Quinn Emanuel Urquhart & Sullivan, LLP, an American white-shoe law firm headquartered in Los Angeles, California, represented the plaintiffs in the case. “This is a groundbreaking ruling that sends a clear message: state entities are not above the law when it comes to antitrust violations,” said Prof. Dr. Rüdiger Lahme, one of the lead attorneys from the firm.

The court’s ruling does not settle the financial aspects of the case, as the exact damages remain to be determined in subsequent proceedings. The Stuttgart District Court will now assess the quantum of damages, a process expected to take several years given the complexity of the case and the potential financial impact on the state.

This decision comes after years of legal challenges and scrutiny from Germany’s Federal Cartel Office (Bundeskartellamt), which had previously ordered Baden-Württemberg to cease its centralized timber sales in 2015. The state's appeal against this order was rejected by the Düsseldorf Court of Appeals in 2017, although the Federal Supreme Court overturned the decision on procedural grounds in 2018. Despite this, the antitrust violation remained unresolved until now.

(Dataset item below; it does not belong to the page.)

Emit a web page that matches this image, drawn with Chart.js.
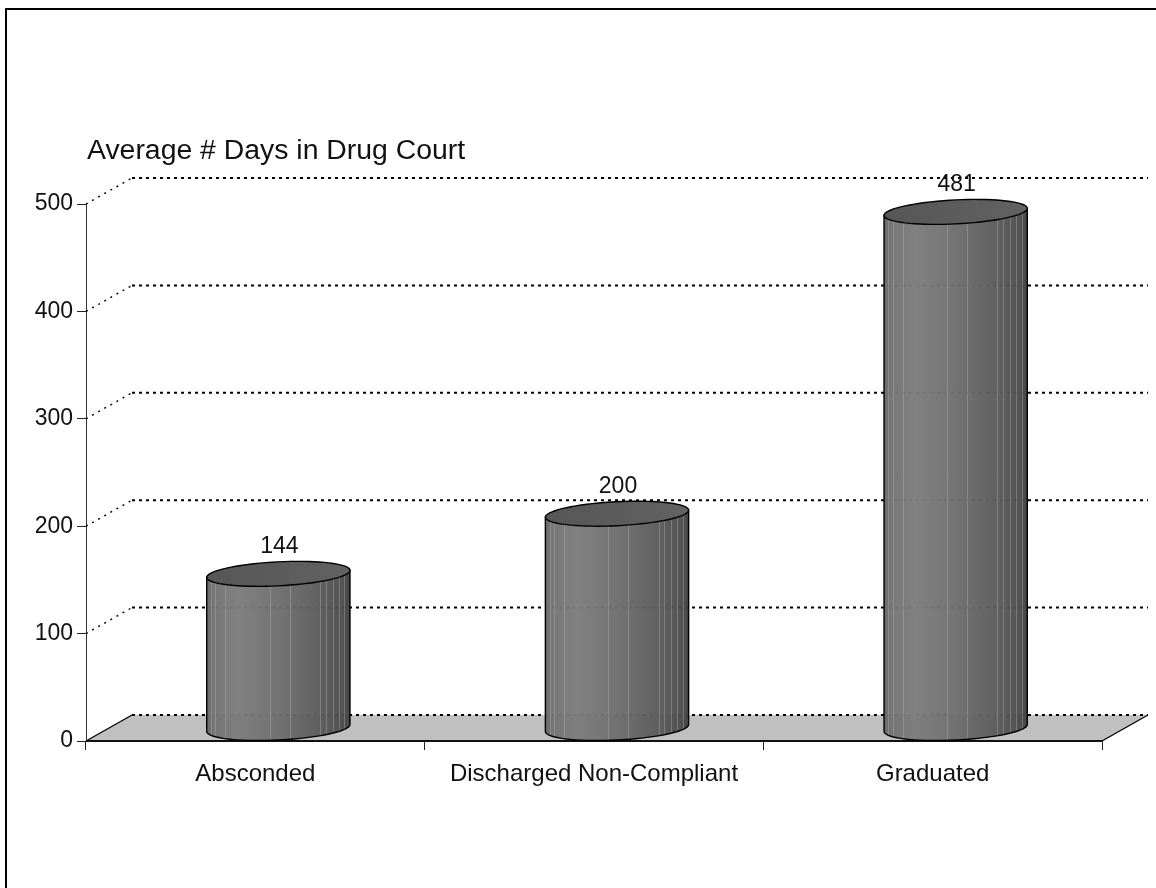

The next phase of the legal battle will focus on determining the exact compensation owed to the sawmills. The plaintiffs have indicated that their damage estimates are conservative, suggesting that the final sum could be substantial. Many of the sawmills struggled financially due to the inflated timber prices, with some even going out of business.

Legal experts see this ruling as a turning point in German and EU competition law, especially in cases involving state entities. The decision reinforces that antitrust rules apply equally to public bodies engaged in commercial activities, potentially reshaping the legal landscape for future cases involving similar practices.

The ruling is open to appeal before Germany's Federal Court of Justice (Bundesgerichtshof), which will review legal aspects of the case. However, legal analysts believe the core principles of the decision will likely stand, setting a precedent for holding state entities accountable for antitrust violations.

With Baden-Württemberg potentially on the hook for Euro 500 million, this case has already made history. Its broader implications, however, may ripple across the European Union, reshaping how competition laws are enforced against state entities and setting the stage for similar litigation in the future.